Em 2017, a greve dos professores paralisava centenas de salas de aula em São Paulo e em outras cidades. A escritora e professora Laura Erber acompanhava de perto as reivindicações quando viu cartazes que apoiavam os protestos, em sua maioria contrários às reformas trabalhista, da Previdência e do ensino médio, que eram encabeçadas pelo governo de Michel Temer.
Foi assim que nasceu o contato entre ela e o artista visual Frederico Ravioli, autor das ilustrações daqueles cartazes. E foi assim também que agora, seis anos depois, surgiu o livro "Eu Protesto!", assinado por ambos e lançado pela Glac Edições.
A obra faz mais do que conversar com crianças sobre manifestações, ocupações, atos, passeatas, piquetes, buzinaços e infinitas outras formas de protesto. Ela traz à superfície algo mais profundo da personalidade humana —a nossa constante indignação e o impulso de querer transformar as coisas.
Não à toa, o texto começa com um berreiro de criança que toma a página quase inteira. "O choro é a nossa primeira forma de protesto", escreve Erber. Se reclamamos porque queremos mamar ou porque não desejamos usar fraldas, logo as reivindicações evoluem para demandas de mais tempo de recreio, melhorias nas escolas, mais igualdade e menos injustiças.

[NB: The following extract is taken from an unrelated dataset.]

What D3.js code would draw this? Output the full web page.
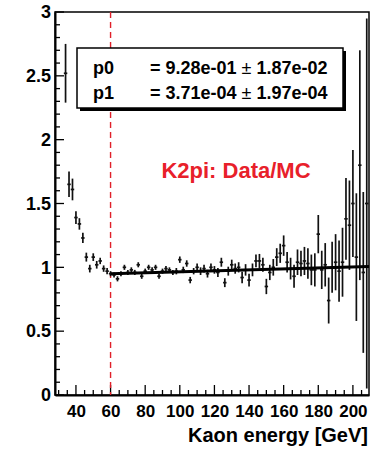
<!DOCTYPE html>
<html><head><meta charset="utf-8">
<script src="https://cdnjs.cloudflare.com/ajax/libs/d3/7.8.5/d3.min.js"></script>
<style>body{margin:0;background:#fff}svg{display:block}text{font-family:"Liberation Sans",Arial,sans-serif;font-weight:bold}</style>
</head><body>
<svg id="c" width="378" height="454"></svg>
<script>
// ---- data ----
const binCenters = [34,36,38,40,42,44,46,48,50,52,54,56,58,
 60,62,64,66,68,70,72,74,76,78,80,82,84,86,88,90,92,94,96,98,
 100,102,104,106,108,110,112,114,116,118,120,122,124,126,128,130,
 132,134,136,138,140,142,144,146,148,150,152,154,156,158,160,162,
 164,166,168,170,172,174,176,178,180,182,184,186,188,190,192,194,
 196,198,200,202,204,206,208];
const ratio = [2.52,1.65,1.61,1.39,1.34,1.23,1.08,0.99,1.08,1.02,1.05,0.99,0.97,
 0.95,0.94,0.91,0.95,1.00,0.96,0.98,0.96,1.02,0.93,0.97,1.00,0.98,1.00,0.93,0.97,0.99,0.98,0.96,0.97,
 1.06,0.98,1.03,0.90,0.97,1.00,0.97,0.99,0.95,1.00,0.98,0.96,1.04,0.88,0.97,1.02,
 0.99,1.00,0.92,0.98,0.90,0.98,1.05,1.05,1.02,0.85,0.96,1.00,1.08,1.11,1.17,1.04,
 0.99,0.93,1.04,1.03,1.05,1.03,0.98,0.98,1.26,0.98,1.02,0.74,1.00,1.04,0.97,1.04,
 1.38,1.33,1.50,1.08,1.80,0.96,1.50];
const ratioErr = [0.23,0.10,0.085,0.05,0.045,0.04,0.035,0.03,0.03,0.03,0.025,0.025,0.025,
 0.02,0.02,0.02,0.02,0.02,0.02,0.02,0.02,0.02,0.02,0.02,0.02,0.02,0.02,0.02,0.02,0.02,0.02,0.02,0.025,
 0.025,0.025,0.025,0.025,0.025,0.03,0.03,0.03,0.03,0.03,0.03,0.035,0.035,0.035,0.035,0.04,
 0.04,0.04,0.045,0.045,0.05,0.05,0.05,0.055,0.055,0.06,0.06,0.065,0.07,0.075,0.08,0.08,
 0.085,0.09,0.1,0.1,0.11,0.12,0.12,0.13,0.15,0.15,0.17,0.18,0.2,0.22,0.24,0.27,
 0.32,0.35,0.42,0.5,0.9,0.63,1.45];
const binHalfWidth = 1;
const fitP0 = 0.928, fitP1 = 3.71e-4;
const fitRange = [60, 209.3];
const cutValue = 60;
const xTicks = [40,60,80,100,120,140,160,180,200];
const yTicks = [0,0.5,1,1.5,2,2.5,3];
const xDomain = [27.9, 209.3];
const yDomain = [0, 3];
const statLabels = ["p0","p1"];
const statValues = ["= 9.28e-01","= 3.71e-04"];
const statErrors = ["1.87e-02","1.97e-04"];
const titleText = "K2pi: Data/MC";
const xTitle = "Kaon energy [GeV]";

// ---- layout ----
const svg = d3.select("#c");
const L = 55, R = 369, T = 12, B = 395;
const x = d3.scaleLinear().domain(xDomain).range([L, R]);
const y = d3.scaleLinear().domain(yDomain).range([B, T]);

svg.append("defs").append("clipPath").attr("id","clip")
  .append("rect").attr("x",L).attr("y",T).attr("width",R-L).attr("height",B-T);

// frame
svg.append("rect").attr("x",L).attr("y",T).attr("width",R-L).attr("height",B-T)
  .attr("fill","none").attr("stroke","#000").attr("stroke-width",1.5);

// y axis
const yAx = svg.append("g").attr("transform",`translate(${L},0)`)
  .call(d3.axisLeft(y).tickValues(yTicks).tickSize(0).tickPadding(4).tickFormat(d=>d3.format("~g")(d)));
yAx.select(".domain").attr("stroke-width",2);
yAx.selectAll("text").attr("font-size",18).attr("fill","#000").attr("font-family",'"Liberation Sans",Arial,sans-serif').attr("font-weight","bold");
const yMinor = d3.range(0, 3.001, 0.1);
svg.append("g").selectAll("line").data(yMinor).join("line")
  .attr("x1",L).attr("x2",d=> Math.abs(d*2-Math.round(d*2))<1e-6 ? L+9 : L+5)
  .attr("y1",d=>y(d)).attr("y2",d=>y(d)).attr("stroke","#000").attr("stroke-width",1.3);

// x axis
const xAx = svg.append("g").attr("transform",`translate(0,${B})`)
  .call(d3.axisBottom(x).tickValues(xTicks).tickSize(0).tickPadding(10));
xAx.select(".domain").attr("stroke-width",2);
xAx.selectAll("text").attr("font-size",17).attr("fill","#000").attr("font-family",'"Liberation Sans",Arial,sans-serif').attr("font-weight","bold");
const xMinor = d3.range(30, 210, 5);
svg.append("g").selectAll("line").data(xMinor).join("line")
  .attr("x1",d=>x(d)).attr("x2",d=>x(d))
  .attr("y1",B).attr("y2",d=> d%20===0 ? B-10 : B-5).attr("stroke","#000").attr("stroke-width",1.3);

// x title
svg.append("text").attr("x",368).attr("y",442).attr("text-anchor","end")
  .attr("font-size",20).text(xTitle);

// cut line
svg.append("line").attr("x1",x(cutValue)).attr("x2",x(cutValue)).attr("y1",T).attr("y2",B)
  .attr("stroke","#e0202a").attr("stroke-width",1.4).attr("stroke-dasharray","6,4");

// data
const plot = svg.append("g").attr("clip-path","url(#clip)");
const pts = binCenters.map((c,i)=>({c, v:ratio[i], e:ratioErr[i]}));
plot.selectAll("line.ey").data(pts).join("line").attr("class","ey")
  .attr("x1",d=>x(d.c)).attr("x2",d=>x(d.c))
  .attr("y1",d=>y(d.v-d.e)).attr("y2",d=>y(d.v+d.e))
  .attr("stroke","#111").attr("stroke-width",1.7);
plot.selectAll("line.ex").data(pts).join("line").attr("class","ex")
  .attr("x1",d=>x(d.c-binHalfWidth)).attr("x2",d=>x(d.c+binHalfWidth))
  .attr("y1",d=>y(d.v)).attr("y2",d=>y(d.v))
  .attr("stroke","#111").attr("stroke-width",1.7);

// fit
plot.append("path").datum(fitRange)
  .attr("d", d3.line().x(d=>x(d)).y(d=>y(fitP0+fitP1*d)))
  .attr("stroke","#000").attr("stroke-width",3).attr("fill","none");

// stats box
const bx=77, by=48, bw=266, bh=60;
svg.append("rect").attr("x",bx+3).attr("y",by+3).attr("width",bw).attr("height",bh).attr("fill","#000");
svg.append("rect").attr("x",bx).attr("y",by).attr("width",bw).attr("height",bh)
  .attr("fill","#fff").attr("stroke","#000").attr("stroke-width",1.5);
statLabels.forEach((lab,i)=>{
  const yy = 74 + i*25;
  svg.append("text").attr("x",93).attr("y",yy).attr("font-size",18).text(lab);
  const t = svg.append("text").attr("x",150).attr("y",yy).attr("font-size",18);
  t.append("tspan").text(statValues[i]+" ");
  t.append("tspan").attr("font-weight","normal").text("\u00b1");
  t.append("tspan").text(" "+statErrors[i]);
});

// red title
svg.append("text").attr("x",236).attr("y",178).attr("text-anchor","middle")
  .attr("font-size",22).attr("fill","#e8202a").text(titleText);
</script>
</body></html>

Tudo isso é construído de maneira esperta, evitando clichês que sempre surgem nos livros infantis e ilustrados. Não há, por exemplo, uma personagem específica que guie a narrativa para fazer com que o leitor se identifique mais facilmente. É como se as páginas fossem um manifesto. A comunicação é direta, o bate-papo abusa de frases curtas e transparentes com quem está lendo. É um livro-cartaz, mais próximo da não ficção.
As ilustrações de Ravioli ajudam a calçar esse caminho, com desenhos que apostam sempre no coletivo e usam silhuetas. Não importa o que elas estão fazendo isoladamente em cada cena, nem quem são, muito menos suas individualidades. O fundamental é o grupo. Criadas apenas com branco, preto e vermelho, as imagens gritam que um cartaz não faz protesto —mas muitos cartazes podem provocar transformações.

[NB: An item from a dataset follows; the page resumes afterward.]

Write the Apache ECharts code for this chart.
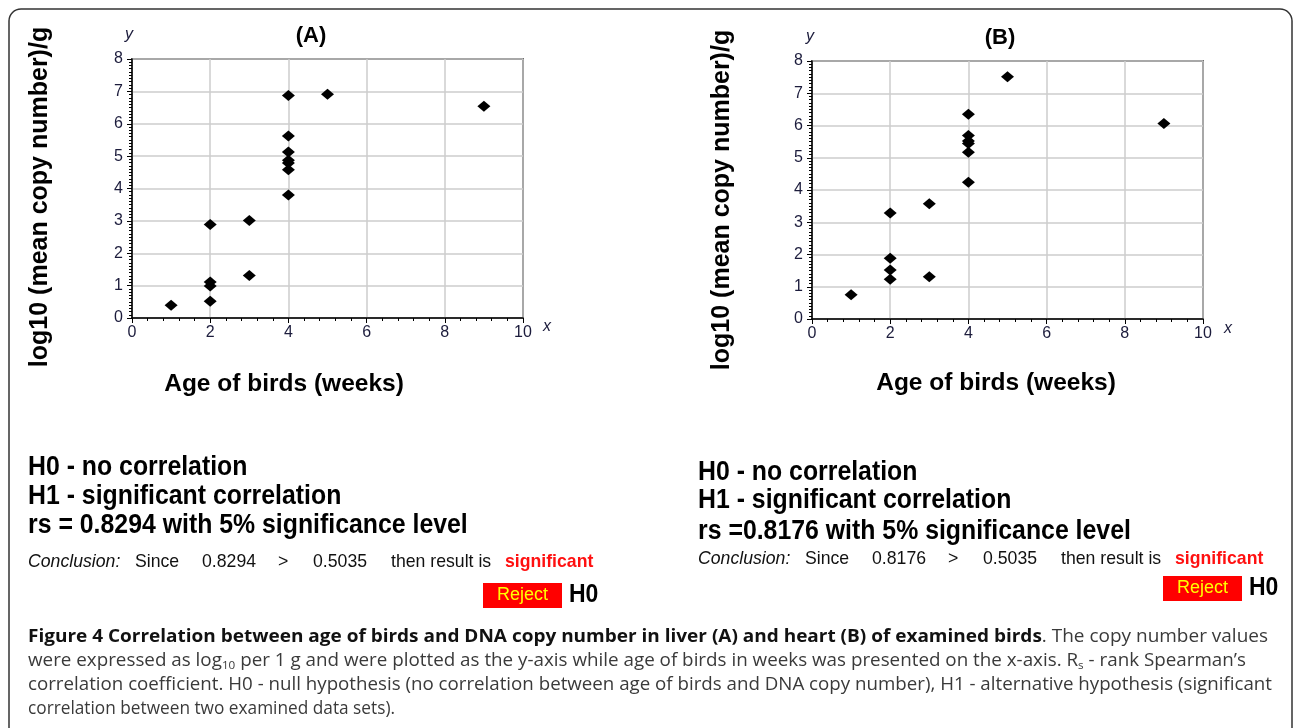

A questão é que a obra perde a oportunidade de criar uma narrativa visual. Texto e ilustrações andam do começo ao fim de mãos dadas, deixando o desenho quase sempre a serviço da literatura. Quando é dito que protestamos contra o uso de roupas na infância, as personagens jogam vestidos, sapatos e cuecas para o alto. Se há atos nas ruas, as imagens mostram otrânsito bloqueado por uma manifestação. Quando gritos visam salvar as florestas, surge uma árvore frondosa. E assim por diante, sem muita autonomia visual.
Se protestos pressupõem doses de rebeldia e indisciplina, o texto e as ilustrações optam pelo caminho oposto —não há entre eles ruídos, contradições, atritos, faíscas e subversões. Ao não produzirem rebelião, palavras e imagens evitam a chance de criar novas leituras e dialogam de maneira subordinada sobre as nossas insubordinações.

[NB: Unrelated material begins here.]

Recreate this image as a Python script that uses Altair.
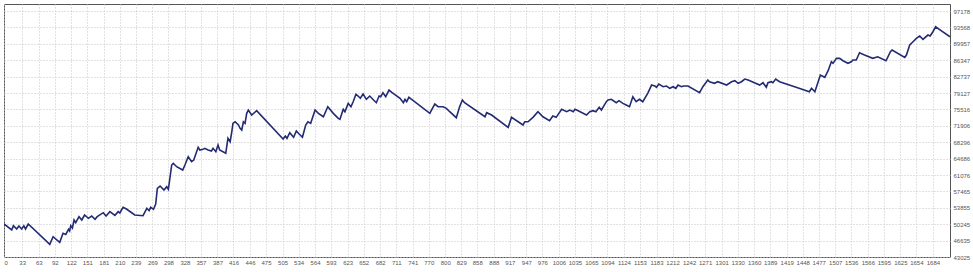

Além disso, o título também ignora um problema político fundamental atualmente. Ao longo da leitura, aparecem demandas extremamente importantes. Entre elas, a melhoria da educação, a precariedade do transporte público, o descaso com o ambiente, a desigualdade de renda, a falta de moradia, o racismo e a demarcação de terras indígenas. Mas existe algo que não pode ser ignorado há uma década, desde as manifestações de Junho de 2013.
O que fazer quando os protestos são antidemocráticos e apoiam um golpe? E se pedem intervenção militar? E se desejam mudar tudo o que está aí, gerando o que vimos em Brasília em 8 de janeiro? "Eu Protesto!" desconsidera essas cascas de banana.
Só que o mundo não é feito apenas de manifestações por causas justas. A realidade é extremamente mais complexa. E, sim, as crianças sabem muito bem disso.